▸ Exercise details:
How many lines of the data hold the word "chart"? State the number and nothing else.
● ● ● ●
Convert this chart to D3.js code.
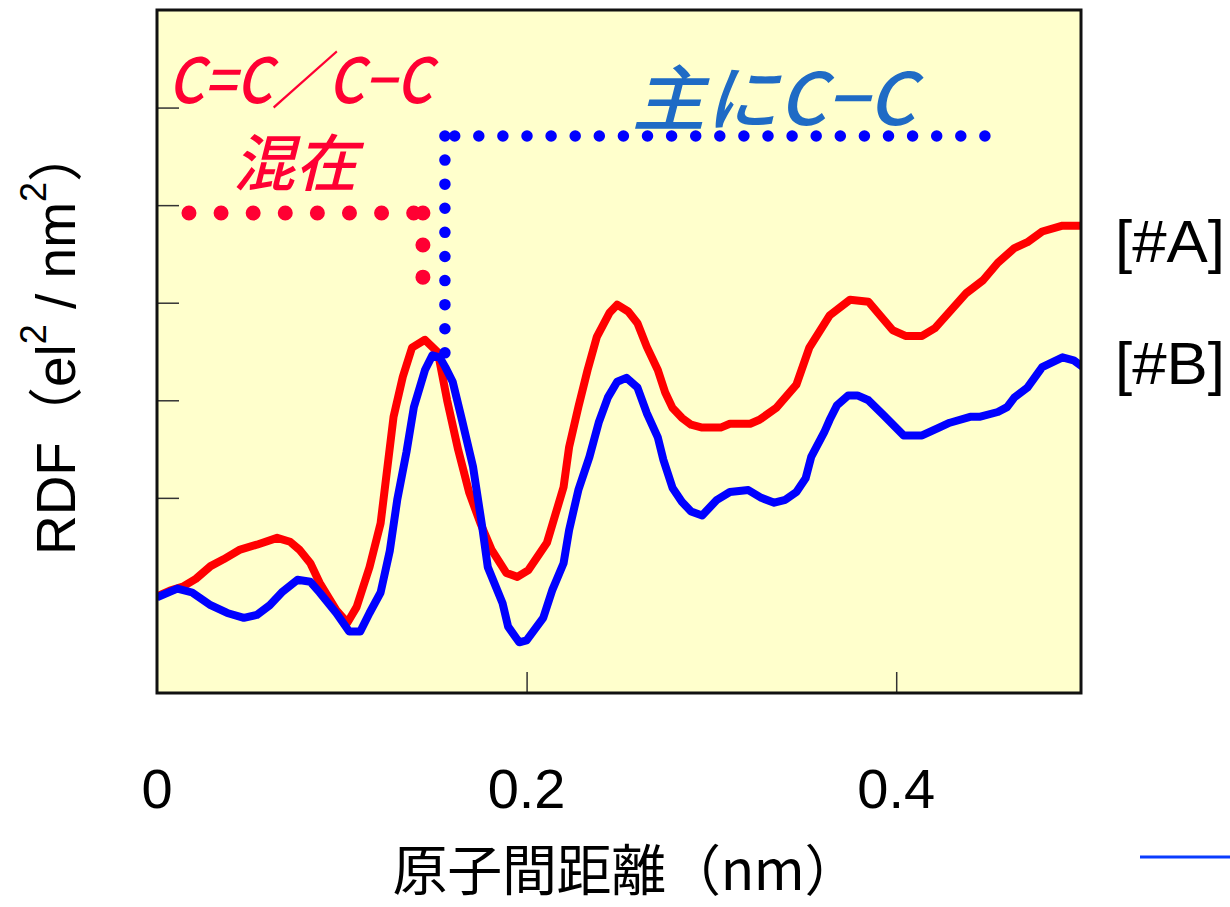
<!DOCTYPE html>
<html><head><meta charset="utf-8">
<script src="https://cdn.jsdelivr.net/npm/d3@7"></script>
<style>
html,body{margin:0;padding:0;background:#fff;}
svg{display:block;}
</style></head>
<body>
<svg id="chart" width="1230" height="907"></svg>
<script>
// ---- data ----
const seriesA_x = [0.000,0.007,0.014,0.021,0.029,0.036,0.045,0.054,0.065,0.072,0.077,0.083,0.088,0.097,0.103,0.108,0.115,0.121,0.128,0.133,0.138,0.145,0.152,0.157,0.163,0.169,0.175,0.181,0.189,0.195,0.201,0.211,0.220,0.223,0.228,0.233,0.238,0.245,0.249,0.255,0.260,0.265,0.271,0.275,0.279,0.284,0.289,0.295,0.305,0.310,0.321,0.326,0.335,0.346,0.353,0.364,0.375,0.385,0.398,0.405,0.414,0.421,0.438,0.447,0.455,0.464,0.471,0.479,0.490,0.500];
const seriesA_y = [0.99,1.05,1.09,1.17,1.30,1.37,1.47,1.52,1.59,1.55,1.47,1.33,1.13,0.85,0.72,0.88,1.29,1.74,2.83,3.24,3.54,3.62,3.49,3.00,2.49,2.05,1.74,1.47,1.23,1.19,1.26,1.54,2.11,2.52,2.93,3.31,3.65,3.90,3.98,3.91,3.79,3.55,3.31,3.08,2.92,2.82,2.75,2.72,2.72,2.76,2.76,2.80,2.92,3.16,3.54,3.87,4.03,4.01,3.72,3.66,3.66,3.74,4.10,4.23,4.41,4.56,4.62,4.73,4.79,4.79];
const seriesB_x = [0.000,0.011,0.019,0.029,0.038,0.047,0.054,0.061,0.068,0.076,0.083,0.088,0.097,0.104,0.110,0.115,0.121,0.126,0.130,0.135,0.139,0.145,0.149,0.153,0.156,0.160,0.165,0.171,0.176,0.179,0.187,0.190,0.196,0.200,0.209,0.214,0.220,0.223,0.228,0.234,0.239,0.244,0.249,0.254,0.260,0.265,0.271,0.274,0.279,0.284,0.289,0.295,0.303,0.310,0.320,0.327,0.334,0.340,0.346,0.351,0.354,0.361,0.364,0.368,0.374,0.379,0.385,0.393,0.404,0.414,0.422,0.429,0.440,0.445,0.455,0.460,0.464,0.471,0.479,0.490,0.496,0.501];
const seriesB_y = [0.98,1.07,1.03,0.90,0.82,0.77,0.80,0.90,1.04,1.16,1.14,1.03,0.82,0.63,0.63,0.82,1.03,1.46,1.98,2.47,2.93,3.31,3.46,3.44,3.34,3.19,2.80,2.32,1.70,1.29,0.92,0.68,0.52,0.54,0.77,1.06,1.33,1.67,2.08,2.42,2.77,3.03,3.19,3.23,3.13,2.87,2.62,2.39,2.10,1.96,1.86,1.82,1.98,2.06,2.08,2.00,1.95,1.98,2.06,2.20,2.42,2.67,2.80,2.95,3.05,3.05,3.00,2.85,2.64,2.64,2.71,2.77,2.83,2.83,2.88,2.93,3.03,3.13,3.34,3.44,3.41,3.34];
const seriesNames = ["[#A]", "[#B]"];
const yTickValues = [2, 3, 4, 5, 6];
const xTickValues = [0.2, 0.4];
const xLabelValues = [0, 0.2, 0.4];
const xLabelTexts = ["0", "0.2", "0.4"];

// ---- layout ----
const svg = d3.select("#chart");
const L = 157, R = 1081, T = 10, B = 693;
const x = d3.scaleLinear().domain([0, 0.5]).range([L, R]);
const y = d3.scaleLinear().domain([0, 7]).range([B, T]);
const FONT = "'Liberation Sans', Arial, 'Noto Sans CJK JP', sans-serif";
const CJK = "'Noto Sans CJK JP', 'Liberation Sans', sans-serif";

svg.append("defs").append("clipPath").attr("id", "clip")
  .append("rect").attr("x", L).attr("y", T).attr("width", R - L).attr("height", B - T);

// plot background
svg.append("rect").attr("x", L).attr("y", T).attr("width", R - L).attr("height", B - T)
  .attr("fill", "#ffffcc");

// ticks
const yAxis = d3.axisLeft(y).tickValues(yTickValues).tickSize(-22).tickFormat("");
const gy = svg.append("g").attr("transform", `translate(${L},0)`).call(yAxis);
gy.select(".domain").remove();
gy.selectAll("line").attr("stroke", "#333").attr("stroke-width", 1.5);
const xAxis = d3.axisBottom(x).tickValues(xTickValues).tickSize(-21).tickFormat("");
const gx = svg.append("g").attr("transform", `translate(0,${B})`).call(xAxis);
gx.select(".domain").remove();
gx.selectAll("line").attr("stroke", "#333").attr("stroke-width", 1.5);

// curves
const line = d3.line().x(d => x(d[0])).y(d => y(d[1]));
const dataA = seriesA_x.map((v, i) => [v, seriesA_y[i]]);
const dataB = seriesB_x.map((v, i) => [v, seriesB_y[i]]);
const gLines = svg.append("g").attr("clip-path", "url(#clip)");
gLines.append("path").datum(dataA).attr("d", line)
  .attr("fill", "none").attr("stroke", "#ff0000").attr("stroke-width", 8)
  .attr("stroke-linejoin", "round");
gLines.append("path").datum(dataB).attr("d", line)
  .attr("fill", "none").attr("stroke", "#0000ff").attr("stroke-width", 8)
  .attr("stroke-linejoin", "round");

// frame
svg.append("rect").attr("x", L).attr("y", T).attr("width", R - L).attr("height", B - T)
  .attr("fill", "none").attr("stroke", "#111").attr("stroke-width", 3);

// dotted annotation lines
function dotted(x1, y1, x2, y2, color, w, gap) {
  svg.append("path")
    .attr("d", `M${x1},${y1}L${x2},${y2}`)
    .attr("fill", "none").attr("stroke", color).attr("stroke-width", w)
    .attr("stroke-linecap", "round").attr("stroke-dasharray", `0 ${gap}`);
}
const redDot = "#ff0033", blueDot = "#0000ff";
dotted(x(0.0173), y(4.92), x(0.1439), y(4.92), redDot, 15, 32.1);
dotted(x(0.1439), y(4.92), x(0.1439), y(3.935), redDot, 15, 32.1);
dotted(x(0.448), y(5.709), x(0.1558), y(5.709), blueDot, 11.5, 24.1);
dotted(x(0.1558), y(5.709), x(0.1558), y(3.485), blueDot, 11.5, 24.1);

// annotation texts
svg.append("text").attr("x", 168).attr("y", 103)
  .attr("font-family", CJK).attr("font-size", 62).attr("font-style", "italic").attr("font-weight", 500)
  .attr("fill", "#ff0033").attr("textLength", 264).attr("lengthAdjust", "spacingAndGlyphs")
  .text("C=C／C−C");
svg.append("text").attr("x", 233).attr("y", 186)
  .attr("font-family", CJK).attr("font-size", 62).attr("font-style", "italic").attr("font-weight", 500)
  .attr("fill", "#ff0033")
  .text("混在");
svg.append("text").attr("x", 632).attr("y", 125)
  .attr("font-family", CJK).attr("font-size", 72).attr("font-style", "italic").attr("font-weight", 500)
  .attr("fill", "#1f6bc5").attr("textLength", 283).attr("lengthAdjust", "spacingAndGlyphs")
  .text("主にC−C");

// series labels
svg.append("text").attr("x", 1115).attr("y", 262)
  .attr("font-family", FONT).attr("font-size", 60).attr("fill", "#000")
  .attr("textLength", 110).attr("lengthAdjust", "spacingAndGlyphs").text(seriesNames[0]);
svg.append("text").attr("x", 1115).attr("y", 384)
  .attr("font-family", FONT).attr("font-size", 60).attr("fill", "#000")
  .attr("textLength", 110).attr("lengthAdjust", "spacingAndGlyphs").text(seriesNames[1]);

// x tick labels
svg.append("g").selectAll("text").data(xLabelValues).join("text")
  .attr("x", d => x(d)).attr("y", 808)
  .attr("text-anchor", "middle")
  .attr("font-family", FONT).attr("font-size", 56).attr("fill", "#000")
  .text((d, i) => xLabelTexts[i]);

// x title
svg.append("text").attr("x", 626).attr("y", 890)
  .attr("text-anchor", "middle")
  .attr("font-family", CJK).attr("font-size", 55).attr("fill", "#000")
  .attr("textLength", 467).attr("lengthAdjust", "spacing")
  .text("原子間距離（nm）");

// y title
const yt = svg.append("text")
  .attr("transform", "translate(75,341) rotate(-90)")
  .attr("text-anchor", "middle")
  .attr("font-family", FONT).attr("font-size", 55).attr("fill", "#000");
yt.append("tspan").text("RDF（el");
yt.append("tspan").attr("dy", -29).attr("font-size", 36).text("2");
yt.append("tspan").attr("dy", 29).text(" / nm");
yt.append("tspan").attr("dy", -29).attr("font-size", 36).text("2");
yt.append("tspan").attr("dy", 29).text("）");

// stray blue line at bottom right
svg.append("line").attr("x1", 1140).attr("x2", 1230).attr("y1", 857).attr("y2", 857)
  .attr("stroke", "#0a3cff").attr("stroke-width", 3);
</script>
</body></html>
● ● ● ●
▸ Answer to this problem:
3